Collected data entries

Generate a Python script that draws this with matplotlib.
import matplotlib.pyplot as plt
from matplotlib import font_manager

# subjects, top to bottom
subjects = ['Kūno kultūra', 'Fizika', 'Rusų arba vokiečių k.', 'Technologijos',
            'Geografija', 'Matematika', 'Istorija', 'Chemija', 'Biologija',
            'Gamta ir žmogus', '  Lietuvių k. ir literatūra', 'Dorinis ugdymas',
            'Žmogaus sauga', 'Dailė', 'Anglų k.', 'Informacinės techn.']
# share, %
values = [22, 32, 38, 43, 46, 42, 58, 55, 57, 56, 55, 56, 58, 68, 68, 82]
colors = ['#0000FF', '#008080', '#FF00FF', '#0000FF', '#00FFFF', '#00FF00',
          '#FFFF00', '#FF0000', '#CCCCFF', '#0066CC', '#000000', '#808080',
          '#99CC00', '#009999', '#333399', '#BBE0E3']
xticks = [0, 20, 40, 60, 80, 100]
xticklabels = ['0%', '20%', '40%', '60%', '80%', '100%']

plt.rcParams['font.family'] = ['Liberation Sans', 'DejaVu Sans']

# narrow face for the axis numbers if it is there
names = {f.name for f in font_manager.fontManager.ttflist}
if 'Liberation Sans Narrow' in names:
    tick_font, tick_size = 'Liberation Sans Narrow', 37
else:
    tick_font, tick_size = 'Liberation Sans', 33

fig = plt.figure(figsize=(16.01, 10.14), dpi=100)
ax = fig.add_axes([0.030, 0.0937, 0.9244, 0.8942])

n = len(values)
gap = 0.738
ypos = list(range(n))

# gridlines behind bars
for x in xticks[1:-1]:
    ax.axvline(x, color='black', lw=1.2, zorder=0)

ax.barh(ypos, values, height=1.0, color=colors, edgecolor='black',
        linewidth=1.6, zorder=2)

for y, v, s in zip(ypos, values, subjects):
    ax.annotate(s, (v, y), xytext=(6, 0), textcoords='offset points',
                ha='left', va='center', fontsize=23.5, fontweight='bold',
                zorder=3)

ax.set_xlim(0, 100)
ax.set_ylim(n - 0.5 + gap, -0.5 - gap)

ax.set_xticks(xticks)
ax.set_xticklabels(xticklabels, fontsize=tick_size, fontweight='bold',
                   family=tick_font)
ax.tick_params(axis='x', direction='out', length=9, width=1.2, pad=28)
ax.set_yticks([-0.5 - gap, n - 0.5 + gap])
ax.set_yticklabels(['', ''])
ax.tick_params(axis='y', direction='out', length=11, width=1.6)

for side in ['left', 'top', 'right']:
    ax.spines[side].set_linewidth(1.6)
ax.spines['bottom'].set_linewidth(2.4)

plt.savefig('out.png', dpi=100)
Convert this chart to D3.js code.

STATED TASK
Copy out every line from the data above that has "matplotlib" in it.

COMPLETED TASK
Generate a Python script that draws this with matplotlib.
import matplotlib.pyplot as plt
from matplotlib import font_manager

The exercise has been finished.